TASK STATEMENT:
Please, without the pictures, retype exactly the lines from the start of the material through the line that holds "127, 129, 131]".

= = = =

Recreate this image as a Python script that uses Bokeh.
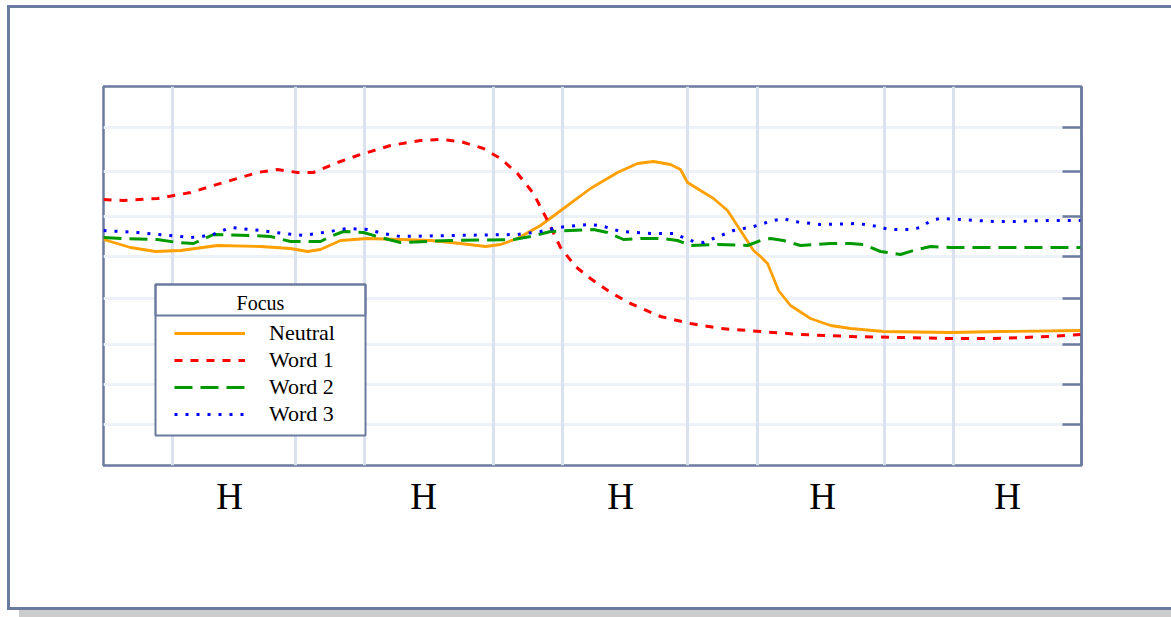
from bokeh.plotting import figure
from bokeh.models import FixedTicker, Span, BoxAnnotation, Range1d, Label
from bokeh.embed import file_html
from bokeh.resources import INLINE

# ---- data (time in ms, pitch in arbitrary units) ----
neutral_x = [0, 27, 52, 77, 114, 157, 187, 204, 217, 237, 264, 297, 327, 357, 382, 397, 414, 437, 460, 487,
             514, 534, 550, 567, 577, 584, 597, 610, 624, 637, 650, 657, 664, 669, 675, 687, 707, 727, 747,
             780, 847, 897, 978]
neutral_y = [226, 218, 214, 215, 220, 219, 217, 214, 216, 225, 227, 226, 225, 222, 219, 221, 227, 240, 257, 277,
             293, 302, 304, 301, 296, 283, 275, 267, 255, 235, 215, 209, 202, 190, 175, 160, 147, 140, 137,
             134, 133, 134, 135]

word1_x = [0, 20, 54, 87, 120, 154, 174, 194, 210, 234, 254, 287, 317, 337, 357, 380, 397, 414, 430, 444,
           457, 472, 487, 507, 527, 557, 587, 617, 657, 697, 747, 797, 847, 890, 947, 978]
word1_y = [266, 265, 267, 273, 283, 293, 296, 293, 293, 303, 310, 320, 325, 326, 324, 317, 307, 292, 272, 245,
           218, 199, 187, 173, 162, 149, 142, 137, 134, 131, 129, 128, 127, 127, 129, 131]

word2_x = [0, 20, 54, 74, 90, 110, 147, 167, 187, 217, 227, 240, 260, 277, 297, 347, 410, 427, 447, 490,
           504, 520, 537, 560, 574, 587, 614, 644, 657, 667, 680, 697, 727, 747, 760, 777, 797, 810, 827,
           847, 978]
word2_y = [228, 227, 226, 223, 222, 231, 230, 229, 224, 224, 229, 234, 233, 228, 223, 225, 226, 229, 234, 236,
           233, 226, 227, 227, 225, 220, 221, 220, 225, 227, 225, 220, 222, 222, 221, 214, 211, 215, 219,
           218, 218]

word3_x = [0, 34, 67, 87, 107, 127, 157, 180, 200, 220, 244, 264, 280, 297, 347, 414, 437, 454, 484, 497,
           507, 517, 547, 570, 580, 590, 600, 610, 630, 650, 670, 680, 690, 717, 754, 775, 785, 807, 817,
           826, 836, 857, 890, 910, 944, 978]
word3_y = [235, 233, 230, 228, 230, 238, 235, 232, 230, 233, 237, 236, 232, 229, 230, 231, 234, 238, 241, 240,
           237, 234, 232, 232, 228, 224, 223, 227, 235, 239, 245, 247, 244, 241, 242, 239, 236, 236, 238,
           244, 247, 246, 244, 244, 245, 245]

boundaries = [69, 192, 261, 390, 459, 584, 654, 781, 850]
syllable_pos = [126, 320, 517, 719, 904]
syllable_labels = ["H", "H", "H", "H", "H"]
y_ticks = [41, 81, 121, 167, 209, 249, 294, 338]

SLATE = "#6b7a9f"
SERIF = "Liberation Serif"

p = figure(frame_width=978, frame_height=379,
           x_range=Range1d(0, 978), y_range=Range1d(0, 379),
           output_backend="svg", toolbar_location=None,
           y_axis_location="right",
           min_border_left=93, min_border_right=90, min_border_top=78, min_border_bottom=142,
           background_fill_color="white", border_fill_color="white")
p.styles = {"border": "3px solid " + SLATE, "border-right": "none", "box-shadow": "12px 10px 0 #cccccc"}
p.margin = (5, 0, 0, 7)

p.outline_line_color = SLATE
p.outline_line_width = 2.5

# grids
p.xgrid.visible = False
p.ygrid.ticker = FixedTicker(ticks=y_ticks)
p.ygrid.grid_line_color = "#edf2f8"
p.ygrid.grid_line_width = 3

for b in boundaries:
    p.add_layout(Span(location=b, dimension="height", line_color="#d9e2ee", line_width=3, level="underlay"))

# x axis: syllable labels
p.xaxis.ticker = FixedTicker(ticks=syllable_pos)
p.xaxis.major_label_overrides = {t: l for t, l in zip(syllable_pos, syllable_labels)}
p.xaxis.major_tick_line_color = None
p.xaxis.minor_tick_line_color = None
p.xaxis.axis_line_color = None
p.xaxis.major_tick_out = 0
p.xaxis.major_tick_in = 0
p.xaxis.major_label_standoff = 10
p.xaxis.major_label_text_font = SERIF
p.xaxis.major_label_text_font_size = "37px"
p.xaxis.major_label_text_color = "black"

# y axis on right: inward ticks, no labels
p.yaxis.ticker = FixedTicker(ticks=y_ticks)
p.yaxis.major_label_overrides = {t: "" for t in y_ticks}
p.yaxis.axis_line_color = SLATE
p.yaxis.axis_line_width = 2.5
p.yaxis.major_tick_line_color = SLATE
p.yaxis.major_tick_line_width = 2.5
p.yaxis.major_tick_in = 19
p.yaxis.major_tick_out = 0
p.yaxis.minor_tick_line_color = None

# legend frame (white box with title compartment), drawn beneath the lines' level
p.add_layout(BoxAnnotation(left=52, right=262, top=181, bottom=30, fill_color="white", fill_alpha=1,
                           line_color=SLATE, line_width=2, line_alpha=1, level="underlay"))
p.add_layout(BoxAnnotation(left=52, right=262, top=181, bottom=150, fill_alpha=0,
                           line_color=SLATE, line_width=2, line_alpha=1, level="underlay"))
p.add_layout(Label(x=157, y=163, text="Focus", text_align="center", text_baseline="middle",
                   text_font=SERIF, text_font_size="20px", text_color="black"))

# lines
p.line(neutral_x, neutral_y, color="#ffa000", line_width=2.8, line_join="round", legend_label="Neutral")
p.line(word1_x, word1_y, color="#ff0000", line_width=3, line_dash="8 8", line_join="round", legend_label="Word 1")
p.line(word2_x, word2_y, color="#009900", line_width=3, line_dash="18 8", line_join="round", legend_label="Word 2")
p.line(word3_x, word3_y, color="#0000ff", line_width=3, line_dash="3 8", line_join="round", legend_label="Word 3")

lg = p.legend[0]
lg.location = (71, 38)
lg.label_text_font = SERIF
lg.label_text_font_size = "22px"
lg.label_text_color = "black"
lg.glyph_width = 71
lg.glyph_height = 20
lg.label_height = 20
lg.label_width = 70
lg.label_standoff = 24
lg.padding = 0
lg.spacing = 1
lg.border_line_color = None
lg.background_fill_alpha = 0
lg.margin = 0

open("out.html", "w").write(file_html(p, INLINE))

= = = =

FULL OUTPUT:
Recreate this image as a Python script that uses Bokeh.
from bokeh.plotting import figure
from bokeh.models import FixedTicker, Span, BoxAnnotation, Range1d, Label
from bokeh.embed import file_html
from bokeh.resources import INLINE

# ---- data (time in ms, pitch in arbitrary units) ----
neutral_x = [0, 27, 52, 77, 114, 157, 187, 204, 217, 237, 264, 297, 327, 357, 382, 397, 414, 437, 460, 487,
             514, 534, 550, 567, 577, 584, 597, 610, 624, 637, 650, 657, 664, 669, 675, 687, 707, 727, 747,
             780, 847, 897, 978]
neutral_y = [226, 218, 214, 215, 220, 219, 217, 214, 216, 225, 227, 226, 225, 222, 219, 221, 227, 240, 257, 277,
             293, 302, 304, 301, 296, 283, 275, 267, 255, 235, 215, 209, 202, 190, 175, 160, 147, 140, 137,
             134, 133, 134, 135]

word1_x = [0, 20, 54, 87, 120, 154, 174, 194, 210, 234, 254, 287, 317, 337, 357, 380, 397, 414, 430, 444,
           457, 472, 487, 507, 527, 557, 587, 617, 657, 697, 747, 797, 847, 890, 947, 978]
word1_y = [266, 265, 267, 273, 283, 293, 296, 293, 293, 303, 310, 320, 325, 326, 324, 317, 307, 292, 272, 245,
           218, 199, 187, 173, 162, 149, 142, 137, 134, 131, 129, 128, 127, 127, 129, 131]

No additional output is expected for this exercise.